[Entries from a dataset]
•••••
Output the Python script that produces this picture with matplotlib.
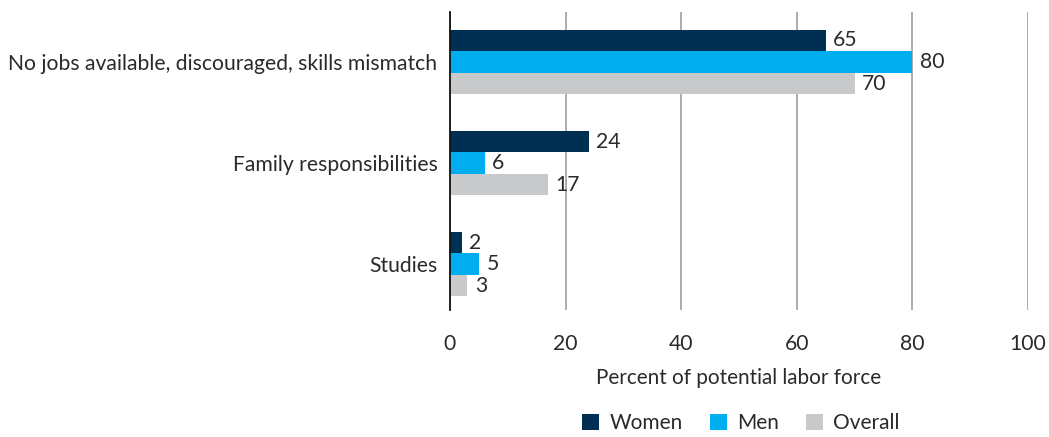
import matplotlib
matplotlib.use("Agg")
import matplotlib.pyplot as plt
import numpy as np

categories = ["No jobs available, discouraged, skills mismatch", "Family responsibilities", "Studies"]
women = [65, 24, 2]
men = [80, 6, 5]
overall = [70, 17, 3]
series_names = ["Women", "Men", "Overall"]
colors = ["#002f54", "#00aeef", "#c8c9cb"]
xticks = [0, 20, 40, 60, 80, 100]

plt.rcParams['font.family'] = ['Lato', 'DejaVu Sans']
FS = 15.2
TXT = "#2a2a2a"
fig = plt.figure(figsize=(10.49, 4.37), dpi=100)
ax = fig.add_axes([450/1049, 1-310/437, (1028-450)/1049, (310-12)/437])

y = np.arange(len(categories))
h = 0.213
for i, (vals, name, c) in enumerate(zip([women, men, overall], series_names, colors)):
    pos = y + (i - 1) * h
    ax.barh(pos, vals, height=h, color=c, label=name, zorder=3)
    for p, v in zip(pos, vals):
        ax.text(v + 1.3, p, f"{v}", va="center", ha="left", fontsize=FS, color=TXT, zorder=4)

ax.set_ylim(2.455, -0.495)
ax.set_xlim(0, 100)
ax.set_xticks(xticks)
ax.set_xticklabels([str(t) for t in xticks], fontsize=FS, color=TXT)
ax.set_yticks(y)
ax.set_yticklabels(categories, fontsize=FS, color=TXT)
ax.tick_params(axis="both", length=0)
ax.tick_params(axis="y", pad=9)
ax.tick_params(axis="x", pad=17)
ax.xaxis.grid(True, color="#a6a6a6", linewidth=1.3, zorder=0)
for s in ["top", "right", "bottom"]:
    ax.spines[s].set_visible(False)
ax.spines["left"].set_color("#111111")
ax.spines["left"].set_linewidth(1.3)
ax.spines["left"].set_zorder(5)
ax.set_xlabel("Percent of potential labor force", fontsize=FS - 0.3, color=TXT, labelpad=10)

leg = fig.legend(loc="center", bbox_to_anchor=(741/1049, 1-423/437), ncol=3, frameon=False,
                 fontsize=FS - 0.2, handlelength=0.8, handleheight=0.8, handletextpad=0.5, columnspacing=1.3)
for t in leg.get_texts():
    t.set_color(TXT)

fig.savefig("out.png", dpi=100)
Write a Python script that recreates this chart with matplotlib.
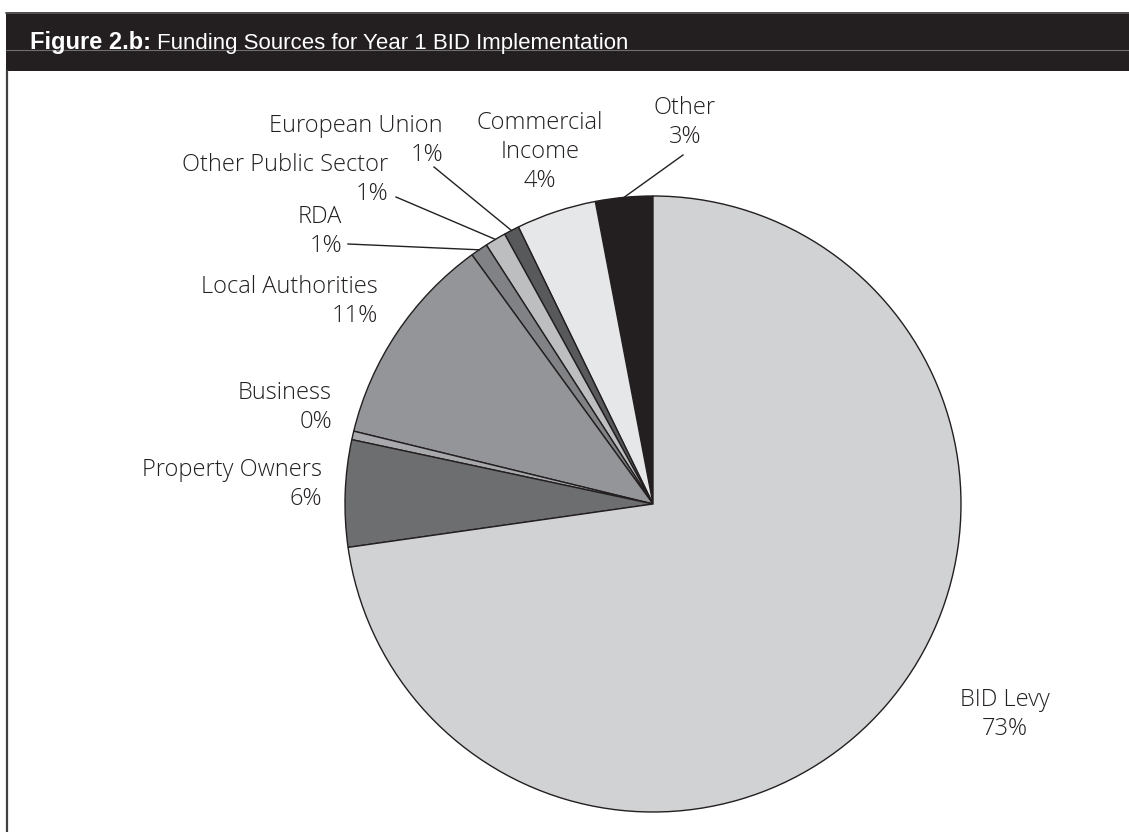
import matplotlib.pyplot as plt
from matplotlib.patches import Rectangle
import numpy as np

plt.rcParams['font.family'] = ['Liberation Sans', 'DejaVu Sans']

# funding shares (%), counter-clockwise from 12 o'clock
sources = ['Other', 'Commercial\nIncome', 'European Union', 'Other Public Sector', 'RDA',
           'Local Authorities', 'Business', 'Property Owners', 'BID Levy']
shares = [3.0, 4.2, 0.8, 1.1, 0.9, 11.2, 0.45, 5.6, 72.75]
colours = ['#231f20', '#e6e7e8', '#58595b', '#bcbec0', '#808285',
           '#939598', '#a7a9ac', '#6d6e70', '#d1d2d4']

W, H = 1129, 832
fig = plt.figure(figsize=(W / 100, H / 100), dpi=100)
ax = fig.add_axes([0, 0, 1, 1])

def Y(y):
    # page-style y (from top) to axes y
    return H - y

cx, cy, R = 653, Y(504), 308
wedges, _ = ax.pie(shares, colors=colours, startangle=90, counterclock=True,
                   center=(cx, cy), radius=R, frame=True,
                   wedgeprops=dict(edgecolor='#231f20', linewidth=1.0))
ax.set_xlim(0, W)
ax.set_ylim(0, H)
ax.set_aspect('equal')
ax.axis('off')

# header bar and frame
ax.add_patch(Rectangle((6, Y(71)), W - 6, 59, facecolor='#231f20', edgecolor='none', zorder=3))
ax.plot([6, W], [Y(12.5), Y(12.5)], color='#5a5a5a', lw=1.2, zorder=4)
ax.plot([6, W], [Y(49.5), Y(49.5)], color='#6d6e70', lw=0.8, zorder=4)
ax.plot([6.5, 6.5], [Y(71), 0], color='#414042', lw=1.6, zorder=4)

# title: bold lead-in, then the rest
t1 = ax.text(30, Y(49), 'Figure 2.b:', color='white', fontsize=17,
             fontweight='bold', va='baseline', ha='left', zorder=5)
fig.canvas.draw()
bb = t1.get_window_extent()
ax.text(bb.x1 + 6, Y(49), 'Funding Sources for Year 1 BID Implementation',
        color='white', fontsize=16, va='baseline', ha='left', zorder=5)

# label anchors: (x, first line y from top, ha)
label_pos = [
    (685, 108, 'center'),
    (540, 123, 'center'),
    (443, 126, 'right'),
    (388, 165, 'right'),
    (342, 217, 'right'),
    (378, 287, 'right'),
    (332, 393, 'right'),
    (322, 470, 'right'),
    (1005, 700, 'center'),
]
step = 29
for name, v, (x, y, ha) in zip(sources, shares, label_pos):
    lines = name.split('\n') + [f'{v:.0f}%']
    for k, line in enumerate(lines):
        ax.text(x, Y(y + k * step), line, ha=ha, va='center', fontsize=17,
                family=['Open Sans', 'Liberation Sans'], fontweight='light',
                color='#231f20')

# leader lines from the label to the middle of its slice
leaders = {0: (683, 155), 2: (434, 167), 3: (396, 197), 4: (348, 244)}
for i, (lx, ly) in leaders.items():
    w = wedges[i]
    mid = np.deg2rad((w.theta1 + w.theta2) / 2)
    ax.plot([lx, cx + R * np.cos(mid)], [Y(ly), cy + R * np.sin(mid)],
            color='#231f20', lw=1.0)

fig.savefig('out.png', dpi=100)
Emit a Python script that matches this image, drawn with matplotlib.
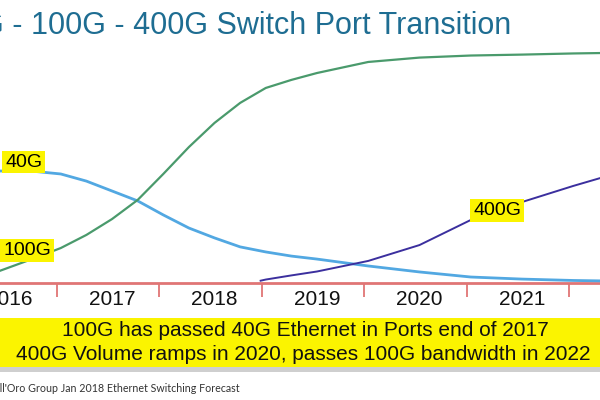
import numpy as np
from matplotlib import pyplot as plt
from matplotlib.patches import Rectangle

plt.rcParams['font.family'] = ['Liberation Sans', 'DejaVu Sans']

# %% data (share index, 0 = baseline, 100 = top of 100G curve)
years = [2015.9, 2016.25, 2016.5, 2016.75, 2017.0, 2017.25, 2017.5, 2017.75, 2018.0,
         2018.25, 2018.5, 2018.75, 2019.0, 2019.5, 2020.0, 2020.5, 2021.0, 2021.5, 2021.8]
share_100g = [5.2, 10.9, 15.2, 20.9, 27.8, 36.1, 47.4, 59.1, 69.6,
              78.3, 84.8, 88.3, 91.3, 96.1, 98.0, 98.9, 99.3, 99.8, 100.0]
share_40g = [48.7, 48.5, 47.4, 44.3, 40.0, 35.7, 29.6, 23.9, 19.6,
             15.7, 13.5, 11.7, 10.4, 7.4, 4.8, 2.6, 1.7, 1.1, 0.9]
years_400g = [2018.45, 2018.5, 2018.75, 2019.0, 2019.5, 2020.0, 2020.5, 2021.0, 2021.5, 2021.8]
share_400g = [1.0, 1.5, 3.3, 5.0, 9.6, 16.5, 27.4, 35.2, 42.2, 46.1]

year_labels = [2016, 2017, 2018, 2019, 2020, 2021, 2022]

title = '40G - 100G - 400G Switch Port Transition'
note_lines = ['100G has passed 40G Ethernet in Ports end of 2017',
              '400G Volume ramps in 2020, passes 100G bandwidth in 2022']
source = "Dell'Oro Group Jan 2018 Ethernet Switching Forecast"

# %%
fig = plt.figure(figsize=(6, 4), dpi=100)
ax = fig.add_axes([0, 0, 1, 1])
ax.set_xlim(2015.907, 2021.761)
ax.set_ylim(-50.87, 123.04)
ax.axis('off')

ax.plot(years, share_100g, color='#4a9a6c', lw=1.6, zorder=3)
ax.plot(years, share_40g, color='#52a8e2', lw=2.0, zorder=2)
ax.plot(years_400g, share_400g, color='#3b2f9e', lw=1.4, zorder=3)

# red time axis with tick marks between years
ax.axhline(0, color='#e07575', lw=2, zorder=1)
ticks = np.array(year_labels[:-1]) + 0.46
ax.vlines(ticks, -6.3, 0, color='#e07575', lw=1.3)
for y in year_labels:
    ax.text(y, -9.6, str(y), ha='center', va='baseline', fontsize=15, color='#111111')

lbl = dict(boxstyle='square,pad=0.15', fc='#fbf400', ec='none')
ax.text(2016.14, 52.6, '40G', ha='center', va='center', fontsize=14, bbox=lbl, zorder=4)
ax.text(2016.17, 14.3, '100G', ha='center', va='center', fontsize=14, bbox=lbl, zorder=4)
ax.text(2020.76, 31.7, '400G', ha='center', va='center', fontsize=14, bbox=lbl, zorder=4)

# title, yellow note band and source line
fig.text(511 / 600, 1 - 34 / 400, title, ha='right', va='baseline',
         fontsize=22, color='#1e6d92')
fig.patches.append(Rectangle((0, 1 - 372 / 400), 1, 5 / 400, transform=fig.transFigure,
                             fc='#b0b0b0', ec='none', alpha=0.6))
fig.patches.append(Rectangle((0, 1 - 367 / 400), 1, 49 / 400, transform=fig.transFigure,
                             fc='#fbf400', ec='none'))
fig.text(305 / 600, 1 - 331 / 400, note_lines[0], ha='center', va='center', fontsize=15, color='#111111')
fig.text(303 / 600, 1 - 355 / 400, note_lines[1], ha='center', va='center', fontsize=15, color='#111111')
fig.text(240 / 600, 1 - 392 / 400, source, ha='right', va='baseline', fontsize=7.7,
         color='#333333', family=['Lato', 'DejaVu Sans'])

plt.savefig('out.png', dpi=100)
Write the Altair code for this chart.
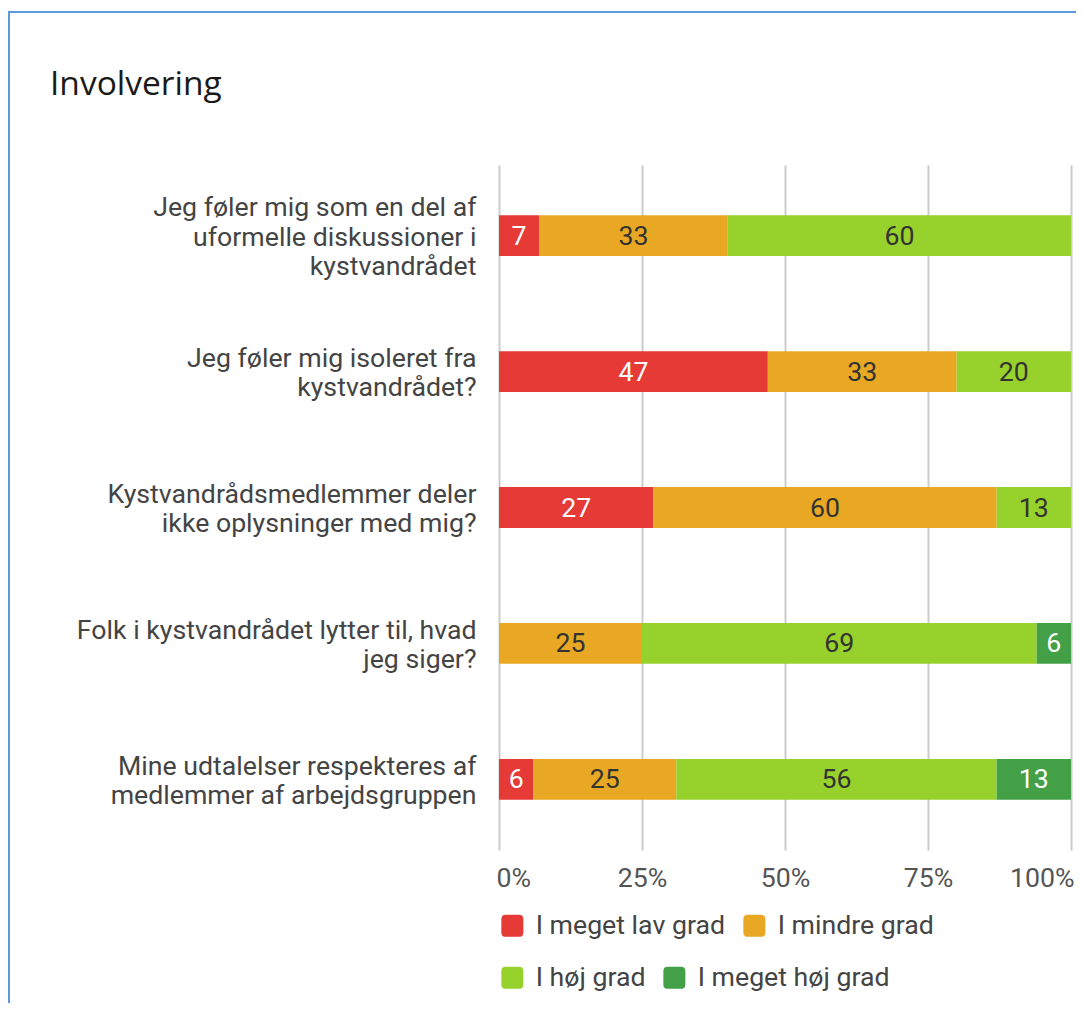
import altair as alt
import pandas as pd

questions = [
    "Jeg føler mig som en del af\nuformelle diskussioner i\nkystvandrådet",
    "Jeg føler mig isoleret fra\nkystvandrådet?",
    "Kystvandrådsmedlemmer deler\nikke oplysninger med mig?",
    "Folk i kystvandrådet lytter til, hvad\njeg siger?",
    "Mine udtalelser respekteres af\nmedlemmer af arbejdsgruppen",
]
categories = ["I meget lav grad", "I mindre grad", "I høj grad", "I meget høj grad"]
colors = ["#E53A36", "#E8A823", "#97D12B", "#43A047"]
text_colors = ["#ffffff", "#333333", "#333333", "#ffffff"]

meget_lav = [7, 47, 27, 0, 6]
mindre = [33, 33, 60, 25, 25]
hoej = [60, 20, 13, 69, 56]
meget_hoej = [0, 0, 0, 6, 13]
series = [meget_lav, mindre, hoej, meget_hoej]

rows = []
for qi, q in enumerate(questions):
    for ci, c in enumerate(categories):
        rows.append({"question": q, "category": c, "order": ci,
                     "value": series[ci][qi], "tcolor": text_colors[ci]})
df = pd.DataFrame(rows)

FONT = "Roboto"
FS = 26.7
LH = 29.5

base = alt.Chart(df).transform_stack(
    stack="value", groupby=["question"], as_=["v0", "v1"],
    sort=[alt.SortField("order", order="ascending")], offset="normalize"
).transform_calculate(mid="(datum.v0 + datum.v1) / 2")

yenc = alt.Y("question:N", sort=questions, title=None,
             scale=alt.Scale(paddingInner=0.7, paddingOuter=0.37),
             axis=alt.Axis(labelExpr="split(datum.label, '\\n')", labelFont=FONT,
                           labelFontSize=FS, labelColor="#444444", labelLineHeight=LH,
                           labelOffset={"expr": f"2 - (length(split(datum.label, '\\n')) - 1) * {LH / 2}"},
                           labelPadding=23, ticks=False, domain=False, grid=False,
                           labelLimit=0))

xenc = alt.X("v0:Q", scale=alt.Scale(domain=[0, 1]), title=None,
             axis=alt.Axis(format=".0%", values=[0, 0.25, 0.5, 0.75, 1],
                           labelFont=FONT, labelFontSize=FS, labelColor="#555555",
                           labelPadding=15, ticks=False, domain=False,
                           grid=True, gridColor="#cccccc", gridWidth=2,
                           labelFlush=True, labelFlushOffset=3))

SYM = "M-1,-0.6Q-1,-1,-0.6,-1L0.6,-1Q1,-1,1,-0.6L1,0.6Q1,1,0.6,1L-0.6,1Q-1,1,-1,0.6Z"


def legend_at(y):
    return alt.Legend(title=None, orient="none", legendX=0, legendY=y,
                      direction="horizontal", columnPadding=15,
                      labelFont=FONT, labelFontSize=FS, labelColor="#444444",
                      labelOffset=10, labelLimit=0, symbolSize=484,
                      symbolStrokeWidth=0, symbolType=SYM, symbolOpacity=1,
                      padding=0)


def bar_layer(cats, cols, y):
    return base.transform_filter(
        alt.FieldOneOfPredicate(field="category", oneOf=cats)
    ).mark_bar().encode(
        x=xenc,
        x2="v1:Q",
        y=yenc,
        color=alt.Color("category:N", scale=alt.Scale(domain=cats, range=cols),
                        sort=cats, legend=legend_at(y)),
    )


bars_a = bar_layer(categories[:2], colors[:2], 747)
bars_b = bar_layer(categories[2:], colors[2:], 799)

labels = base.transform_filter("datum.value > 0").mark_text(
    font=FONT, fontSize=FS, baseline="middle", align="center", dy=1
).encode(
    x=alt.X("mid:Q"),
    y=alt.Y("question:N", sort=questions),
    text=alt.Text("value:Q"),
    color=alt.Color("tcolor:N", scale=None),
)

border = alt.Chart(pd.DataFrame({"a": [0]})).mark_rect(
    filled=False, stroke="#5B9BD8", strokeWidth=2
).encode(
    x=alt.value(-490), x2=alt.value(700), y=alt.value(-153), y2=alt.value(1000)
)

chart = alt.layer(border, bars_a, bars_b, labels).resolve_scale(
    color="independent"
).properties(
    width=572, height=685,
    autosize=alt.AutoSizeParams(type="none"),
    padding={"left": 491, "top": 157, "right": 5, "bottom": 153},
    title=alt.TitleParams("Involvering", anchor="start", frame="group", dx=-449,
                          offset=0, dy=91, font="Open Sans", fontSize=33.5,
                          fontWeight="normal", color="#1a1a1a"),
).configure_view(stroke=None)

chart.save("out.html", embed_options={"renderer": "svg", "actions": False})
•••••
Do this:
In the listing above, find the line containing "Write a Python" and the line containing "return H - y", then return both of them and every line between, exactly, without pictures.

Full answer:
Write a Python script that recreates this chart with matplotlib.
import matplotlib.pyplot as plt
from matplotlib.patches import Rectangle
import numpy as np

plt.rcParams['font.family'] = ['Liberation Sans', 'DejaVu Sans']

# funding shares (%), counter-clockwise from 12 o'clock
sources = ['Other', 'Commercial\nIncome', 'European Union', 'Other Public Sector', 'RDA',
           'Local Authorities', 'Business', 'Property Owners', 'BID Levy']
shares = [3.0, 4.2, 0.8, 1.1, 0.9, 11.2, 0.45, 5.6, 72.75]
colours = ['#231f20', '#e6e7e8', '#58595b', '#bcbec0', '#808285',
           '#939598', '#a7a9ac', '#6d6e70', '#d1d2d4']

W, H = 1129, 832
fig = plt.figure(figsize=(W / 100, H / 100), dpi=100)
ax = fig.add_axes([0, 0, 1, 1])

def Y(y):
    # page-style y (from top) to axes y
    return H - y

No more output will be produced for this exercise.